В то время как способность запоминать и узнавать в лицо большое число сородичей вполне может ассоциироваться с крупным мозгом, трудно допустить, что подобный эффект коллективизма мог послужить источником все новых и новых прорывов в развитии человеческого мозга за последние 2,5 млн. лет, особенно если контакты в рамкам коллектива сводились в основном к ухаживанию посредством вычесывания друг у друга из шерсти блох и вшей да обмена любезными гримасами. Время, которое приходилось тратить на более серьезное дело — поиски пищи, поневоле сводило подобные контакты к минимуму.
Робин Данбар и Лесли Эйэлло установили, что в этом контексте наиболее доступным средством ухаживания в социуме первоначально были язык, речь[31], хотя та же речь служила и средством обмена информацией. Действительно, большинство из нас тратят значительную часть своего времени на общение в рамках социума.
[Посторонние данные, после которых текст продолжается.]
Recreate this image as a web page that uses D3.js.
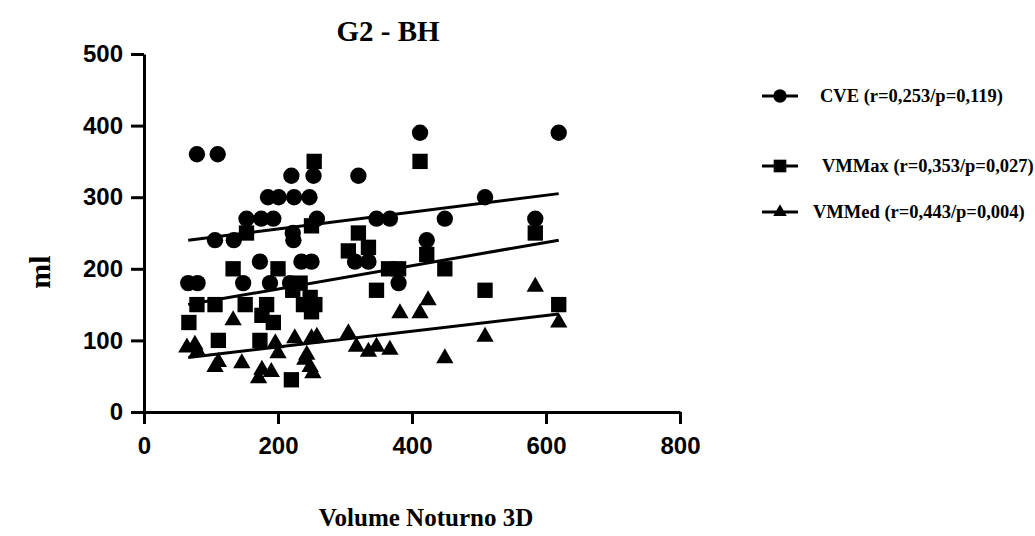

И все же мне трудно согласиться с утверждением, что дар речи — этот уникальный дар, которым наделены только мы, люди, — использовался в первую очередь как средство ухаживания и установления сексуальных контактов, нежели средство повышения эффективности общения (на охоте, при поисках пищи) и обучения наших отпрысков посредством сообщения им практической информации. Из робких собирателей, бродивших по просторам африканских саванн, род человеческий превратился в одного из наиболее грозных хищников, и произошло это задолго до того, как предки людей современного типа покинули Африку.
Я предлагаю взглянуть на этот вопрос с другой точки зрения. Мне кажется, что именно дар речи был тем уникальным навыком, обладателями которого 2,5 млн. лет тому назад стали родственные виды Homo и Paranthropus, что и позволило им в самом тесном сотрудничестве друг с другом выжить во время засушливых циклов плейстоценовой ледниковой эпохи и тем самым обеспечить дальнейший рост и развитие мозга. Согласно сформулированной Болдуином теории коэволюции в результате «появления новых навыков, предшествующих адаптационным физическим изменениям», представители обоих видов должны были обладать некой исходной формой языка. Трудно возразить что-либо конкретное против того, что этот символический кодифицированный язык, а также его сложный синтаксис и те возможности для широкого общения, которые он открывал, способствовали быстрому развитию сообразительности и интеллекта. Проще говоря, вполне вероятно, что еще более 2,5 млн. лет назад мы обладали способностью общаться при помощи неких знаков, что это способствовало увеличению объема нашего мозга и что наш мозг рост и развивался до некоего порогового уровня, пока мы, совсем как малыш Слоненок из сказки Киплинга, у которого нос превратился в хобот, внезапно не обнаружили, что можем разговаривать друг с другом.
Нет никаких сомнений, что общение между особями в той или иной форме возникло у животных в глубокой древности. Наиболее сложной и развитой формой общения у животных, бесспорно, являются вокативные, или голосовые, сигналы, необходимость издавать которые обусловила ряд физических изменений в организме человека. Вокативная речь имеет массу преимуществ по сравнению с простейшим языком жестов, не говоря уже о способности обмениваться сложными и даже отвлеченными идеями. Так, благодаря речи мы можем общаться в абсолютной темноте, пробираясь сквозь чащу леса и не видя человека, с которым говорим. Переходя на другой язык, нам гораздо проще скрыть свои истинные намерения, солгать и даже обвести вокруг пальца незнакомых людей. Дети начинают говорить заведомую ложь примерно в возрасте четырех лет. Некоторые ученые полагают, что склонность мужчин шутить в обществе женщин, заставляя последних то и дело смеяться, тоже могла быть в древности элементом сексуального отбора. Впрочем, язык, как и все прочие составляющие культуры, как бы заново создается и внутренне возрождается в сознании каждого ребенка, еще только учащегося говорить.
Мы, современные люди, по праву отделяем себя от всех прочих видов наших ближайших сородичей в животном мире — приматов, живущих сегодня на Земле. К сожалению, мы никак не можем отказаться от сравнений качественного характера. Подобно тому, как мы склонны подчеркивать религиозные и этнические различия у представителей своего собственного вида, мы пытаемся выделить и сформулировать те факторы, которые отличают нас от приматов, чтобы определить рамки понятий «мы/не мы». Крайним выражением подобных претензий на исключительность и различия между современными расами можно считать термин унтерменш (нем. букв. «недочеловек» или «человек низшей расы»), использовавшийся нацистами применительно к народам, которые они подвергали преследованиям и истреблению.